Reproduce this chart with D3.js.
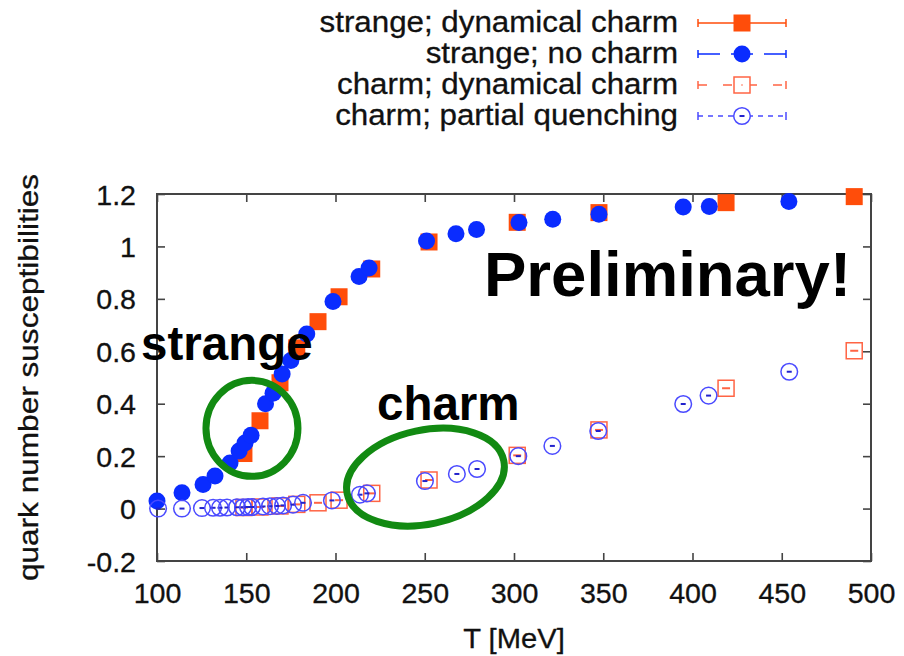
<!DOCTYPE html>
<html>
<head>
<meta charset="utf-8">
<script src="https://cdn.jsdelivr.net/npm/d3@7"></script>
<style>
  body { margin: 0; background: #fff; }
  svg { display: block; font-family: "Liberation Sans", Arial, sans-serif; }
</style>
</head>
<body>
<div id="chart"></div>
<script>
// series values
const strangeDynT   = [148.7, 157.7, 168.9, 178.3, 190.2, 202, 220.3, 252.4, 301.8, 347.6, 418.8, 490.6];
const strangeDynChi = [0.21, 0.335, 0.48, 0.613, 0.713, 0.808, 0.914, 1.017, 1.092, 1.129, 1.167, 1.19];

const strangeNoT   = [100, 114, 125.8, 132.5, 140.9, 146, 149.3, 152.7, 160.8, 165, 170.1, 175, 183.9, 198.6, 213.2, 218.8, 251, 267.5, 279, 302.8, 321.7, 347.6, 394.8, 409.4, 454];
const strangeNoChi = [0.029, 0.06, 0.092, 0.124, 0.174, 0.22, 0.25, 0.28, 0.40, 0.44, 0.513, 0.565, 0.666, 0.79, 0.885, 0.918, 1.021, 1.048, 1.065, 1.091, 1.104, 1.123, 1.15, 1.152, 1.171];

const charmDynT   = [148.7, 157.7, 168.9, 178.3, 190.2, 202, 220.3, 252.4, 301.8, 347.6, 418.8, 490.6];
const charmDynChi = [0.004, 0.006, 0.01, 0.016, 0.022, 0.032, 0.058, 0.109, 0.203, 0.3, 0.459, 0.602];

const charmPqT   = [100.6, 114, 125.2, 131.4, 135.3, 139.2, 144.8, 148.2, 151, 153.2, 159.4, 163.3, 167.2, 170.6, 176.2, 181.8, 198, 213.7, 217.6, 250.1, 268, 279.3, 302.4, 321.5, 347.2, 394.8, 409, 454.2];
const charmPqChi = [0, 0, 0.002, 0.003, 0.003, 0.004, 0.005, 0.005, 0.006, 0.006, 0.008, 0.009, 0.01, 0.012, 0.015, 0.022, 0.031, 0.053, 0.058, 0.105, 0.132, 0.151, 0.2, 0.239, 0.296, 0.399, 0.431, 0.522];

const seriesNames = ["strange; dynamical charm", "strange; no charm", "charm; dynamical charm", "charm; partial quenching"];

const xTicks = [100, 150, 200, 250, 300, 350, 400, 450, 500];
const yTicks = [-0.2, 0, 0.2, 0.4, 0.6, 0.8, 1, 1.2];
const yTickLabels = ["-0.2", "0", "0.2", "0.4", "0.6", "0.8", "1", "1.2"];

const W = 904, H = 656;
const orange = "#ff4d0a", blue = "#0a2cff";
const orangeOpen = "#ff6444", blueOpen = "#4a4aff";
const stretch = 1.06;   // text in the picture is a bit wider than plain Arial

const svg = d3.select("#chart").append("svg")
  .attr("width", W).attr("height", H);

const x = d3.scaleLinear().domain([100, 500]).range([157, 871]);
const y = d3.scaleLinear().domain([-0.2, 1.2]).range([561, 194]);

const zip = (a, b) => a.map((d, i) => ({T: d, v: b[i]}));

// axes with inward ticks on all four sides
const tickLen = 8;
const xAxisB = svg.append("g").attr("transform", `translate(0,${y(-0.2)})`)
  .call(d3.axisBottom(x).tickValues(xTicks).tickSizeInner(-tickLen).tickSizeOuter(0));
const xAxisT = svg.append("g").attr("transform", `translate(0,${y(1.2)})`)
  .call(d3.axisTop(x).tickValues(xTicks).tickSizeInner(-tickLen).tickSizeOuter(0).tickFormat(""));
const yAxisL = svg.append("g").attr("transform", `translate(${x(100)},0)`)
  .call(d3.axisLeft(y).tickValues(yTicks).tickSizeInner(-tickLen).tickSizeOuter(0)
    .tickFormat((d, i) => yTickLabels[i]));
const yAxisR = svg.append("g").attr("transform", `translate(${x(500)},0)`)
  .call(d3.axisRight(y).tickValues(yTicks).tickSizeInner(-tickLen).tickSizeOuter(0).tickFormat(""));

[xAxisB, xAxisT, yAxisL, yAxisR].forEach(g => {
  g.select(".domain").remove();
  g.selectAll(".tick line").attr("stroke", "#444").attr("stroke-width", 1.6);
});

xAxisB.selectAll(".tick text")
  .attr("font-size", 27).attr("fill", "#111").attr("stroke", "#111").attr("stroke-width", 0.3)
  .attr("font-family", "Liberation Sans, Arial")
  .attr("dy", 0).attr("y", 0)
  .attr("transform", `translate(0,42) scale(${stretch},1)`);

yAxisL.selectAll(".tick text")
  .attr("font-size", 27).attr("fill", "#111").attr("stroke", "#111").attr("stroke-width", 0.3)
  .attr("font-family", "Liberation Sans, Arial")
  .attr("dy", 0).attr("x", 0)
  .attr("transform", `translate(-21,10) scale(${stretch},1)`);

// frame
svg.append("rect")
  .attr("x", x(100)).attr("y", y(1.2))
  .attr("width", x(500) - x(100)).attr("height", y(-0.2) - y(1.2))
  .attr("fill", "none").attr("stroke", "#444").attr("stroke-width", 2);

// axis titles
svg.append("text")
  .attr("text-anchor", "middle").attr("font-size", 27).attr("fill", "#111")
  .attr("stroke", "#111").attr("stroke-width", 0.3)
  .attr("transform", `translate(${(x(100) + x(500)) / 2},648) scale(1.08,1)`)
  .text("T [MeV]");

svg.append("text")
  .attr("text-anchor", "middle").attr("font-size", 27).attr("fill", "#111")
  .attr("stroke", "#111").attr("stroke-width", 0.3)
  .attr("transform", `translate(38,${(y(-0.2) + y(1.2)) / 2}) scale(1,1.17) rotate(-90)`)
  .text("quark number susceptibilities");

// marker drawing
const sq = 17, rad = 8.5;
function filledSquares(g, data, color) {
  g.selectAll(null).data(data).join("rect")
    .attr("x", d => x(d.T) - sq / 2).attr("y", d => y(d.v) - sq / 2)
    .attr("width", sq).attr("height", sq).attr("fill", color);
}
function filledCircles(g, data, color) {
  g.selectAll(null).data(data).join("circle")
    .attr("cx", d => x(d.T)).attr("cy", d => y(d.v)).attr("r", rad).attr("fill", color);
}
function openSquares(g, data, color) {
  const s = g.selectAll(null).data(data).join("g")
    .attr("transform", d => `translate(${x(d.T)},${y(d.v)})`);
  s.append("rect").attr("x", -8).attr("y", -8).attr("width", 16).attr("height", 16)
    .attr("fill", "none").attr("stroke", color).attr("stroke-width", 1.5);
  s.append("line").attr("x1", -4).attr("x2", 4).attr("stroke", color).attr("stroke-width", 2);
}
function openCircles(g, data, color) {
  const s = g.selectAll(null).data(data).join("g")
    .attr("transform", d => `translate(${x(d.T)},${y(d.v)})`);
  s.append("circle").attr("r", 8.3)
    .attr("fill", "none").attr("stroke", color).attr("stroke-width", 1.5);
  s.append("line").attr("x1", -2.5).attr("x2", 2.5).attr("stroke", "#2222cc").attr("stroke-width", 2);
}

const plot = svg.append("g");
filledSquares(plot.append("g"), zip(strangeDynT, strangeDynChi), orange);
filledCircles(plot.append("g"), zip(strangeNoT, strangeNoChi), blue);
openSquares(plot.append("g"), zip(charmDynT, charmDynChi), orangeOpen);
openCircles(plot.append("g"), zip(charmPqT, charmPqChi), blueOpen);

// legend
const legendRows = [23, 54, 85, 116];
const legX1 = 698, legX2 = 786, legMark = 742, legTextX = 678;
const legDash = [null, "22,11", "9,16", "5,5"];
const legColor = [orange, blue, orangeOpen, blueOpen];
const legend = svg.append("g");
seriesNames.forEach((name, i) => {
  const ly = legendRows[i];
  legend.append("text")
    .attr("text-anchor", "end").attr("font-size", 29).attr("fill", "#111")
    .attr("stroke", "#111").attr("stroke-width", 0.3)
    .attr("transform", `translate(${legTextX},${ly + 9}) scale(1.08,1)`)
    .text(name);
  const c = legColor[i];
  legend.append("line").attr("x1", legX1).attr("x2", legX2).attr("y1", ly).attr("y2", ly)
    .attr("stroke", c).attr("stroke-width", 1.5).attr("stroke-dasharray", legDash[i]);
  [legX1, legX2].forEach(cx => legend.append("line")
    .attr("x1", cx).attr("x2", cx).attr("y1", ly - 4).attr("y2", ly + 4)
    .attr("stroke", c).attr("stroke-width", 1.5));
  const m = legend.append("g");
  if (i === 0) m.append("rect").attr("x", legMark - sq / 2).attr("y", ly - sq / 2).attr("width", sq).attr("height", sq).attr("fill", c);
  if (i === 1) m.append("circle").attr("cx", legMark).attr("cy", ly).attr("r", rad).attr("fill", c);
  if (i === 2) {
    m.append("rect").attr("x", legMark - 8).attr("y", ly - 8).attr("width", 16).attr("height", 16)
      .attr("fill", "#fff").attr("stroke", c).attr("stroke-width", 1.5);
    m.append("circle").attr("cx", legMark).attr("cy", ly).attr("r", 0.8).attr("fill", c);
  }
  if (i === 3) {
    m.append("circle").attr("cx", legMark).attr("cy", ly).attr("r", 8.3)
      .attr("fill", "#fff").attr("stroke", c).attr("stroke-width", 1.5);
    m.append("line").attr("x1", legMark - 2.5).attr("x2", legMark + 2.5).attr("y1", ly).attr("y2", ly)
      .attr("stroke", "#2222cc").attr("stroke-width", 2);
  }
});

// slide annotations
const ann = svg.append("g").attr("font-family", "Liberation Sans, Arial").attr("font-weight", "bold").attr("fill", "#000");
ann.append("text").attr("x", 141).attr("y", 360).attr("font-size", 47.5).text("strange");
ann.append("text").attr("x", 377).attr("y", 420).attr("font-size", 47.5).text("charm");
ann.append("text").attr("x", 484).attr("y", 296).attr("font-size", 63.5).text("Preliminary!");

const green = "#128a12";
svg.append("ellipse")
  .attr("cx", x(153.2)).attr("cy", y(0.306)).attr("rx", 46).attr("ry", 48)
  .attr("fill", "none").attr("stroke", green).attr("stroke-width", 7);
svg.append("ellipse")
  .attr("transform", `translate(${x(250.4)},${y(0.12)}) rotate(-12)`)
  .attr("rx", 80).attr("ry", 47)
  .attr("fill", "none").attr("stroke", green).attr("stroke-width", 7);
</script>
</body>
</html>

----------------------------------------

Leave out any pictures, please, and quote only the lines from the top of the data through the line that contains "1.129, 1.167, 1.19];".

→ Written response
Reproduce this chart with D3.js.
<!DOCTYPE html>
<html>
<head>
<meta charset="utf-8">
<script src="https://cdn.jsdelivr.net/npm/d3@7"></script>
<style>
  body { margin: 0; background: #fff; }
  svg { display: block; font-family: "Liberation Sans", Arial, sans-serif; }
</style>
</head>
<body>
<div id="chart"></div>
<script>
// series values
const strangeDynT   = [148.7, 157.7, 168.9, 178.3, 190.2, 202, 220.3, 252.4, 301.8, 347.6, 418.8, 490.6];
const strangeDynChi = [0.21, 0.335, 0.48, 0.613, 0.713, 0.808, 0.914, 1.017, 1.092, 1.129, 1.167, 1.19];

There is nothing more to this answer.